Su predicts the TSMC tug-of-war between Washington and Beijing to result in one outcome—the world’s largest semiconductor company will align with the U.S. and Japan to create a mutually reliant “strategic triangle.”
It could continue to supply microchips to Huawei, but Taiwanese products would ensure Chinese-made dual-use technology—and potential back doors that cause such alarm in the Pentagon—would no longer be a concern, Su explained.
By increasing its ability to defend itself, Taiwan helps deter Chinese adventurism and contributes to Indo-Pacific regional security, as well as that of the United States, said the analyst, who spent time as an adviser on Taiwan’s National Security Council and its defense ministry.
“Although the U.S. is unable to openly admit that Taiwan is an independent state, it treats Taiwan as one. Taiwan can use this as leverage to strengthen its defense capabilities,” he said, adding: “This grows more trust in Taiwan from the U.S., Australia and Japan. Taiwan can become a Maritime Israel.”
“Taiwan must now win over public opinion. As a kind of Israel, Taiwan would be worthy of respect and support,” Su noted. “Worthy of respect because of its democracy and freedom; worthy of support because Taiwan is capable of protecting itself.”
Unlike Israel’s disputes with Palestine, Taiwan’s campaign to push back against China would not be fraught with widespread allegations of human rights violation, giving legitimacy to any support for Taipei, Su argued. “Taiwan wants to protect its human rights, not impact the rights of others.”
A responsible posture
Separating China and Taiwan is the Taiwan Strait, a body of water about 80 miles wide at its narrowest point.
Su said: “Unfortunately, Taiwan is close to China, but luckily the Taiwan Strait is wide enough.

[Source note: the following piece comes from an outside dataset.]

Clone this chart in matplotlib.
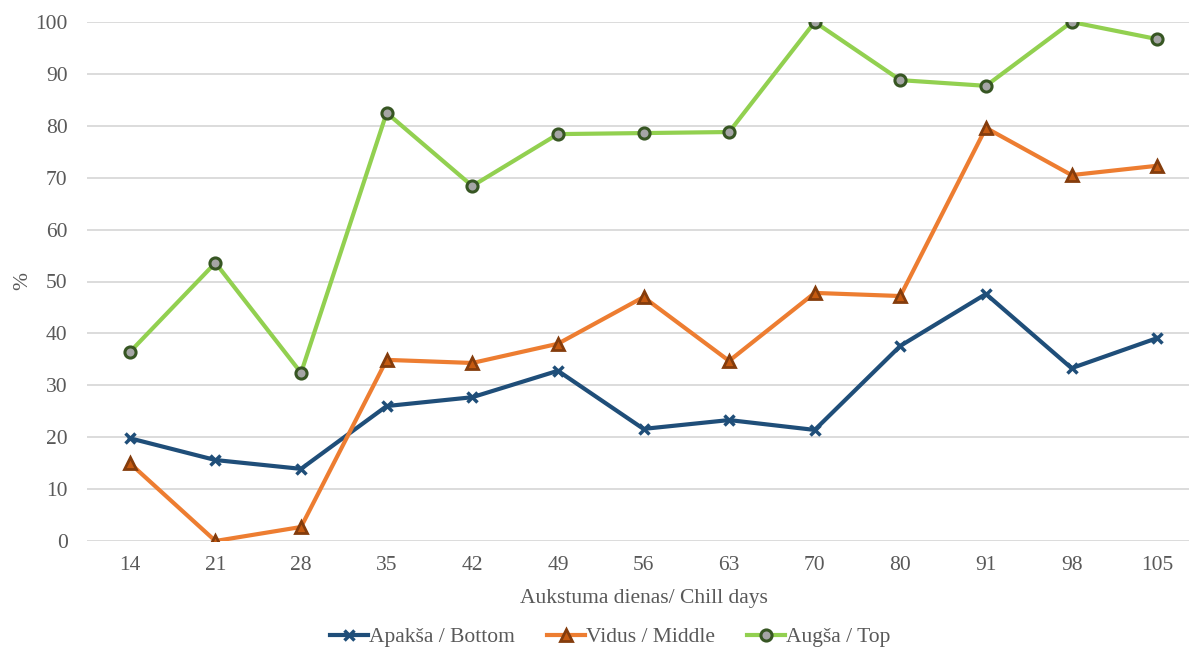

Any invasion of Taiwan would require a large-scale amphibious assault.”
Last week’s declassified White House document gave the clearest indication yet of U.S. intentions to defend Taiwan in the event of a Chinese attack, possibly solving the decades-long conundrum of Washington’s “strategic ambiguity” on the subject.
The Trump administration’s Indo-Pacific strategy, which would have had input from a number of defense experts and non-partisan advisers, should put the Taiwanese public “at ease,” Su said.
The Taiwanese government has not had formal exchanges with its cross-strait counterpart since Tsai’s first election to office in 2016. Taipei says it is open to dialog but rejects preconditions for talks, including Beijing’s insistence on its one-China principle and all that it encompasses.
Analysts have described Taiwan’s posture as responsible and, importantly, not provocative, despite finger-pointing from Beijing blaming Tsai and her Democratic Progressive Party for the cross-strait deadlock.
At the same time, through its public diplomacy engagement, Taipei’s top diplomats have made friends from Ottawa to New Delhi while emphasizing Taiwan’s will to defend itself against Chinese aggression. Su said this was the correct tone and direction for the Tsai administration to take.
Regardless of domestic opinion in the U.S., Taiwan needed to be seen as willing to protect itself—and not as a freeloader—in order to win support from others. To that end, Taiwan would require a boost to its defense budget and an overall “political culture” shift, he added.
INDSR’s senior defense analyst said Beijing’s escalation of military activity in the Taiwan Strait would only serve as further evidence of the growing China threat. He described Beijing’s reputation as “self-inflicted.”
Beijing’s response so far will ensure that the incoming Biden administration does not return to the arguably softer China policies of the Obama era. Referencing Joseph Nye’s hard and soft powers, Su said Biden would wield tenacity as his power.
Analyses from Beijing have described the president-elect and his foreign policy team as predictable and likely to seek a return to more harmonious U.S.-China relations.
Su argues that the likes of Antony Blinken, Jake Sullivan and especially Campbell—the former pair described in China as “old faces” and the third appointed to the new role of Indo-Pacific coordinator—will not be blind to China’s rise and threat.
Working with Chinese leaders on climate change and nonproliferation while confronting Beijing on security and human rights issues will mark what Su terms Biden’s “flexible containment” strategy.
Campbell, an old friend of Taipei and of the current administration in particular, is an “Asia guru,” Su said. “He voiced concerns about China’s blue-water navy decades ago. His concerns have come true.”
“Beijing’s hopes that he will help China recouple with the West won’t come to anything,” he added.